Case ID: bta_13/html/0500-01.html
Source: Caselaw Access Project
Author: {"author": "Phillips :", "license": "Public Domain", "url": "https://static.case.law/"}
Date Created: 2024-08-24T03:29:51.129683

Paauhau Sugar Plantation Co., Petitioner, v. Commissioner of Internal Revenue, Respondent.
    Docket No. 13879.
    Promulgated September 24, 1928.
    
      W. W. Spalding, Esq., for the petitioner.
    
      M. N. Fisher, Esq., for the respondent.
   OPINION.

Phillips :

We need not repeat here the facts with respect to territorial income taxes. At the hearing it was conceded by both parties that the Commissioner was in error in refusing to allow as a deduction the amount which had accrued as taxes upon 1920 income. While the stipulation of the parties involves a conclusion of law, we are without any evidence of the basic facts upon which its accuracy might be tested and therefore assume that the conclusion reached is justified by the facts.

The Commissioner contended that he was likewise in error in permitting the deduction in 1920 of the tax imposed upon 1919 income but paid in 1920. Here, also, we are without any evidence upon which to determine whether that which the Commissioner did in this respect was or was not correct. Except for the admissions in the pleadings that certain expenditures relating to the crops of future years were charged to a crop account and deducted when the crop was harvested, no evidence has been supplied as to the method, of accounting in 1919 or in 1920 other than with respect to this one item of taxes. Whether there was a change in the original method of accounting and, if so, whether such a change was with the consent of the Commissioner, does not appear. Nor are there other facts from which we may determine what should properly be done with the item in question. Since the burden was on the respondent to show that he was in error in allowing the deduction and this has not been done, his determination with respect to this item must be followed.
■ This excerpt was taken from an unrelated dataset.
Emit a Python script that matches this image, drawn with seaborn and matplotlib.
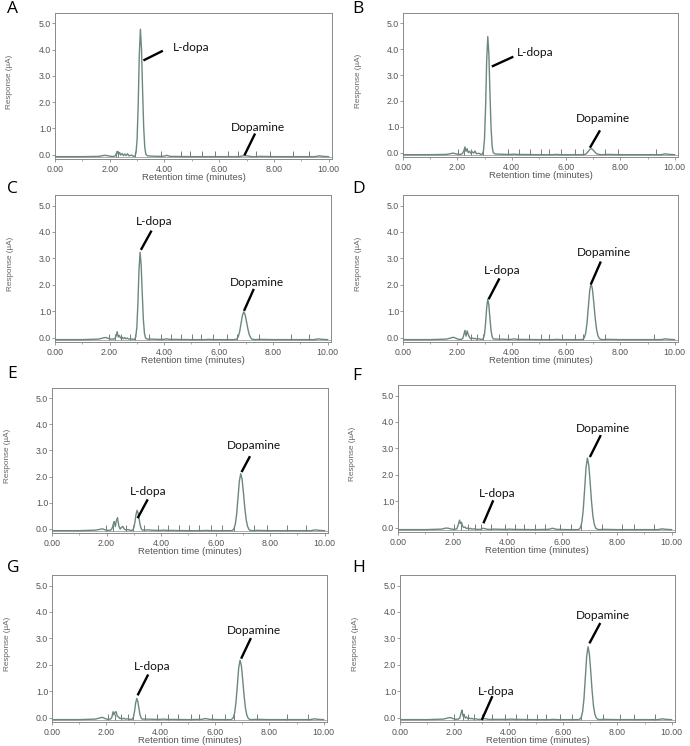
import matplotlib
matplotlib.use("Agg")
import matplotlib.pyplot as plt
import seaborn as sns
from matplotlib import font_manager

# retention time grid (minutes), shared by all eight chromatograms
retention_time = [
    0.0, 1.0, 1.6, 1.75, 1.85, 1.95, 2.05, 2.15, 2.2, 2.25, 2.28, 2.32, 2.36, 2.4, 2.45, 2.5, 2.55, 2.6, 2.65, 2.7, 2.8, 2.87,
    2.92, 2.96, 3.00, 3.04, 3.08, 3.12, 3.16, 3.20, 3.24, 3.28, 3.32, 3.38,
    3.5, 3.8, 4.0, 4.08, 4.2, 5.0, 5.5, 5.65, 5.8, 6.2, 6.5,
    6.57, 6.62, 6.67, 6.72, 6.77, 6.82, 6.87, 6.92, 6.97, 7.02, 7.07, 7.12, 7.17, 7.22, 7.27, 7.35,
    7.5, 8.0, 9.0, 9.5, 9.65, 9.8, 10.0]

# detector response (uA)
response_A = [
    -0.08, -0.08, -0.07, -0.04, -0.03, -0.05, -0.07, -0.07, -0.05, 0.05, 0.12, 0.0, 0.08, -0.02, 0.04, -0.04, 0.02, -0.04, 0.03, -0.05, -0.02, -0.07,
    -0.06, 0.07, 0.58, 1.91, 3.81, 4.78, 4.05, 2.45, 1.04, 0.27, 0.01, -0.05,
    -0.06, -0.07, -0.06, -0.03, -0.07, -0.08, -0.08, -0.08, -0.08, -0.08, -0.08,
    -0.08, -0.08, -0.08, -0.08, -0.07, -0.06, -0.05, -0.04, -0.05, -0.05, -0.06, -0.07, -0.08, -0.08, -0.08, -0.08,
    -0.07, -0.08, -0.08, -0.08, -0.05, -0.07, -0.08]
response_B = [
    -0.08, -0.08, -0.07, -0.04, -0.02, -0.05, -0.07, -0.06, -0.02, 0.10, 0.22, 0.05, 0.15, 0.0, 0.05, -0.03, 0.03, -0.02, 0.06, -0.04, -0.03, -0.07,
    -0.06, 0.06, 0.54, 1.79, 3.58, 4.49, 3.81, 2.30, 0.97, 0.25, 0.0, -0.05,
    -0.06, -0.07, -0.07, -0.06, -0.07, -0.08, -0.08, -0.07, -0.08, -0.08, -0.08,
    -0.08, -0.08, -0.07, -0.06, -0.01, 0.05, 0.12, 0.15, 0.13, 0.07, 0.01, -0.04, -0.06, -0.07, -0.08, -0.08,
    -0.07, -0.08, -0.08, -0.08, -0.05, -0.07, -0.08]
response_C = [
    -0.08, -0.08, -0.06, -0.02, 0.0, -0.03, -0.06, -0.06, -0.03, 0.08, 0.22, 0.02, 0.08, -0.02, 0.02, -0.05, 0.0, -0.05, -0.02, -0.06, -0.05, -0.07,
    -0.07, 0.02, 0.37, 1.28, 2.57, 3.23, 2.73, 1.64, 0.68, 0.16, -0.02, -0.06,
    -0.06, -0.07, -0.07, -0.05, -0.07, -0.08, -0.08, -0.07, -0.08, -0.08, -0.08,
    -0.08, -0.07, -0.05, 0.03, 0.22, 0.52, 0.83, 0.97, 0.87, 0.61, 0.34, 0.12, 0.0, -0.06, -0.07, -0.08,
    -0.07, -0.08, -0.08, -0.08, -0.05, -0.07, -0.08]
response_D = [
    -0.08, -0.08, -0.06, -0.02, 0.01, -0.03, -0.07, -0.07, -0.03, 0.15, 0.27, 0.05, 0.25, 0.12, 0.0, -0.05, -0.02, -0.05, -0.03, -0.06, -0.05, -0.07,
    -0.07, -0.03, 0.13, 0.55, 1.14, 1.45, 1.22, 0.72, 0.27, 0.03, -0.05, -0.06,
    -0.06, -0.07, -0.07, -0.05, -0.07, -0.08, -0.08, -0.07, -0.08, -0.08, -0.08,
    -0.08, -0.07, -0.01, 0.15, 0.53, 1.15, 1.77, 2.05, 1.84, 1.33, 0.76, 0.33, 0.08, -0.03, -0.07, -0.08,
    -0.07, -0.08, -0.08, -0.08, -0.05, -0.07, -0.08]
response_E = [
    -0.08, -0.08, -0.06, -0.03, -0.01, -0.05, -0.07, -0.06, 0.0, 0.18, 0.27, 0.08, 0.30, 0.42, 0.10, -0.02, 0.05, 0.08, -0.02, -0.05, -0.04, -0.07,
    -0.07, -0.06, 0.03, 0.24, 0.54, 0.70, 0.58, 0.33, 0.10, -0.02, -0.06, -0.06,
    -0.05, -0.07, -0.07, -0.06, -0.07, -0.08, -0.08, -0.07, -0.08, -0.08, -0.08,
    -0.08, -0.07, -0.01, 0.16, 0.55, 1.18, 1.83, 2.11, 1.89, 1.37, 0.79, 0.34, 0.09, -0.03, -0.07, -0.08,
    -0.07, -0.08, -0.08, -0.08, -0.05, -0.07, -0.08]
response_F = [
    -0.08, -0.08, -0.06, -0.02, -0.03, -0.06, -0.07, -0.05, 0.10, 0.28, 0.15, 0.20, 0.05, 0.0, 0.02, -0.04, -0.02, -0.05, -0.03, -0.06, -0.05, -0.07,
    -0.07, -0.07, -0.07, -0.06, -0.04, -0.03, -0.04, -0.05, -0.06, -0.07, -0.07, -0.07,
    -0.06, -0.07, -0.07, -0.06, -0.07, -0.08, -0.07, -0.03, -0.07, -0.08, -0.08,
    -0.08, -0.06, 0.0, 0.22, 0.70, 1.48, 2.28, 2.63, 2.36, 1.71, 0.99, 0.44, 0.13, -0.02, -0.06, -0.08,
    -0.07, -0.08, -0.08, -0.08, -0.05, -0.07, -0.08]
response_G = [
    -0.08, -0.08, -0.06, -0.02, 0.01, -0.04, -0.07, -0.06, 0.0, 0.22, 0.10, 0.20, 0.22, 0.05, 0.02, -0.04, -0.02, -0.05, -0.03, -0.06, -0.05, -0.07,
    -0.07, -0.06, 0.03, 0.25, 0.56, 0.72, 0.60, 0.34, 0.10, -0.02, -0.06, -0.06,
    -0.06, -0.07, -0.07, -0.06, -0.07, -0.08, -0.07, -0.04, -0.07, -0.08, -0.08,
    -0.08, -0.06, -0.01, 0.17, 0.57, 1.21, 1.88, 2.17, 1.95, 1.41, 0.81, 0.35, 0.09, -0.03, -0.07, -0.08,
    -0.07, -0.08, -0.08, -0.08, -0.05, -0.07, -0.08]
response_H = [
    -0.08, -0.08, -0.06, -0.02, 0.0, -0.04, -0.07, -0.06, -0.02, 0.18, 0.28, 0.05, 0.12, -0.02, 0.02, -0.05, -0.02, -0.05, -0.03, -0.06, -0.05, -0.07,
    -0.07, -0.07, -0.07, -0.06, -0.05, -0.04, -0.05, -0.06, -0.07, -0.07, -0.07, -0.07,
    -0.07, -0.07, -0.07, -0.06, -0.07, -0.08, -0.08, -0.07, -0.08, -0.08, -0.08,
    -0.08, -0.06, 0.01, 0.22, 0.71, 1.51, 2.32, 2.68, 2.40, 1.74, 1.01, 0.44, 0.13, -0.01, -0.06, -0.08,
    -0.07, -0.08, -0.08, -0.08, -0.05, -0.07, -0.08]

# integration event marks (minutes)
events_A = [2.23, 2.31, 2.94, 3.87, 4.61, 4.95, 5.36, 5.85, 6.31, 6.70, 7.35, 7.87, 8.69, 9.28]
events_B = [2.03, 2.25, 2.51, 2.94, 3.86, 4.28, 4.68, 5.06, 5.37, 5.82, 6.34, 6.64, 7.43, 7.91, 9.31]
events_C = [1.99, 2.20, 2.42, 2.76, 2.94, 3.43, 3.88, 4.25, 4.61, 5.04, 5.37, 5.81, 6.32, 6.66, 7.48, 8.64, 9.31]
events_D = [2.52, 2.74, 2.94, 3.55, 3.85, 4.24, 4.64, 5.07, 5.37, 5.85, 6.33, 6.63, 7.42, 9.25]
events_E = [1.98, 2.23, 2.71, 2.98, 3.38, 3.87, 4.24, 4.64, 5.03, 5.40, 5.82, 6.25, 6.68, 7.41, 7.90, 8.63, 9.30]
events_F = [2.04, 2.31, 2.56, 2.80, 3.02, 3.39, 3.90, 4.26, 4.61, 5.00, 5.36, 5.92, 6.31, 6.68, 7.47, 8.20, 8.63, 9.36]
events_G = [2.05, 2.30, 2.54, 2.79, 2.97, 3.42, 3.88, 4.27, 4.65, 5.10, 5.41, 5.90, 6.38, 6.69, 7.54, 8.64, 9.43]
events_H = [2.00, 2.31, 2.51, 2.73, 3.00, 3.40, 3.87, 4.28, 4.69, 5.05, 5.39, 5.88, 6.33, 6.66, 7.47, 8.10, 8.61, 9.38]

panel_names = ["A", "B", "C", "D", "E", "F", "G", "H"]
responses = [response_A, response_B, response_C, response_D, response_E, response_F, response_G, response_H]
events = [events_A, events_B, events_C, events_D, events_E, events_F, events_G, events_H]
x_ticks = [0, 2, 4, 6, 8, 10]
y_ticks = [0, 1, 2, 3, 4, 5]

# --- layout (pixels in a 690x746 figure) ---
W, H = 690, 746
axes_px = {  # left, right, top, bottom
    "A": (55, 332, 13, 159), "B": (403, 678, 13, 157),
    "C": (55, 331, 195, 342), "D": (403, 678, 195, 342),
    "E": (52, 328, 388, 533), "F": (398, 675, 385, 532),
    "G": (52, 327, 575, 722), "H": (400, 675, 575, 722),
}
letter_px = {"A": (7, 1), "B": (352, 1), "C": (7, 181), "D": (352, 181),
             "E": (7, 366), "F": (352, 368), "G": (7, 560), "H": (352, 560)}
# label callouts: (line tip, line end, text centre) in data coords
callouts = {
    "A": [("L-dopa", (3.23, 3.59), (3.94, 3.96), (4.96, 4.09)), ("Dopamine", (6.92, -0.03), (7.31, 0.80), (7.41, 1.05))],
    "B": [("L-dopa", (3.27, 3.33), (4.06, 3.71), (4.88, 3.86)), ("Dopamine", (6.88, 0.19), (7.25, 0.86), (7.37, 1.30))],
    "C": [("L-dopa", (3.15, 3.32), (3.54, 4.05), (3.64, 4.39)), ("Dopamine", (6.93, 1.01), (7.29, 1.84), (7.39, 2.09))],
    "D": [("L-dopa", (3.15, 1.45), (3.55, 2.24), (3.65, 2.53)), ("Dopamine", (6.91, 2.01), (7.28, 2.88), (7.39, 3.21))],
    "E": [("L-dopa", (3.14, 0.40), (3.51, 1.12), (3.51, 1.42)), ("Dopamine", (6.95, 2.17), (7.26, 2.78), (7.41, 3.19))],
    "F": [("L-dopa", (3.12, 0.16), (3.48, 1.03), (3.61, 1.27)), ("Dopamine", (7.01, 2.67), (7.41, 3.50), (7.47, 3.76))],
    "G": [("L-dopa", (3.15, 0.84), (3.54, 1.63), (3.68, 1.93)), ("Dopamine", (6.96, 2.23), (7.32, 3.01), (7.42, 3.31))],
    "H": [("L-dopa", (3.01, -0.09), (3.40, 0.81), (3.53, 1.00)), ("Dopamine", (6.97, 2.81), (7.37, 3.58), (7.45, 3.88))],
}

trace_color = "#6b8880"
frame_color = "#8a8a8a"
tick_color = "#555555"

sns.set_style("ticks")
plt.rcParams["font.family"] = ["Liberation Sans", "DejaVu Sans"]

narrow = "Liberation Sans"
try:
    font_manager.findfont("Liberation Sans Narrow", fallback_to_default=False)
    narrow = "Liberation Sans Narrow"
except Exception:
    pass

fig = plt.figure(figsize=(W / 100, H / 100), dpi=100)

for name, resp, ev in zip(panel_names, responses, events):
    l, r, t, b = axes_px[name]
    ax = fig.add_axes([l / W, 1 - b / H, (r - l) / W, (b - t) / H])

    ax.axhline(-0.08, color="#a0a0a0", lw=0.6, zorder=1)
    ax.vlines(ev, -0.08, 0.15, color="#7a7a7a", lw=0.7, zorder=2)
    sns.lineplot(x=retention_time, y=resp, ax=ax, color=trace_color, lw=1.0, zorder=3)

    for label, tip, end, txt in callouts[name]:
        ax.plot([tip[0], end[0]], [tip[1], end[1]], color="black", lw=1.7, solid_capstyle="butt", zorder=4)
        ax.text(txt[0], txt[1], label, ha="center", va="center", fontsize=8.6,
                family=["Lato", "DejaVu Sans"], color="#111111")

    ax.set_xlim(0, 10.12)
    ax.set_ylim(-0.17, 5.4)
    ax.set_xticks(x_ticks)
    ax.set_xticklabels([f"{v:.2f}" for v in x_ticks])
    ax.set_xticks([1, 3, 5, 7, 9], minor=True)
    ax.set_yticks(y_ticks)
    ax.set_yticklabels([f"{v:.1f}" for v in y_ticks])
    ax.tick_params(axis="both", which="major", length=2.5, width=0.6, color=frame_color,
                   labelsize=6.3, labelcolor=tick_color)
    ax.tick_params(axis="x", which="minor", length=1.5, width=0.5, color=frame_color)
    ax.tick_params(axis="y", which="major", pad=0.3)
    ax.tick_params(axis="x", which="major", pad=1.5)
    for sp in ax.spines.values():
        sp.set_color(frame_color)
        sp.set_linewidth(0.7)

    ax.set_xlabel("Retention time (minutes)", fontsize=6.8, color=tick_color)
    ax.xaxis.set_label_coords(0.5, -0.095)
    ax.set_ylabel("Response (\u00b5A)", fontsize=5.9, color="#666666", family=[narrow, "DejaVu Sans"])
    ax.yaxis.set_label_coords(-0.15, 0.53)

    lx, ly = letter_px[name]
    fig.text(lx / W, 1 - ly / H, name, ha="left", va="top", fontsize=12.5,
             family=["Open Sans", "DejaVu Sans"], color="black")

fig.savefig("out.png", dpi=100, facecolor="white")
The Commissioner determined the invested capital of the petitioner at the beginning of the year to be $1,750,270.46. The petitioner had an operating deficit of $125,719.12 which was not deducted in computing this invested capital. Guarantee Construction Co., 2 B. T. A. 1145. The earnings during the first six months were sufficient to make good this deficit, even after making provision for taxes. No dividends were paid during those months. It therefore appears that before any dividends were paid, petitioner had fully restored the amount of invested capital which the Commissioner determined existed at the beginning of the year. During the last six months of the year petitioner paid dividends, but the earnings of these last six months were sufficient to pay such dividends and still leave petitioner with the full amount of invested capital which had been allowed it at the beginning of the year. Such dividends were paid from earnings of the year and they did not serve to reduce the invested capital beyond the point to which it had already been reduced at the beginning of the year.

At the hearing it was stipulated that in computing the deficiency invested capital had been erroneously reduced by $2,510.70, the cost of an easement acquired in 1899. Proper adjustment should be made for this item in recomputing the deficiency.

Decision will be entered wider Rule 50.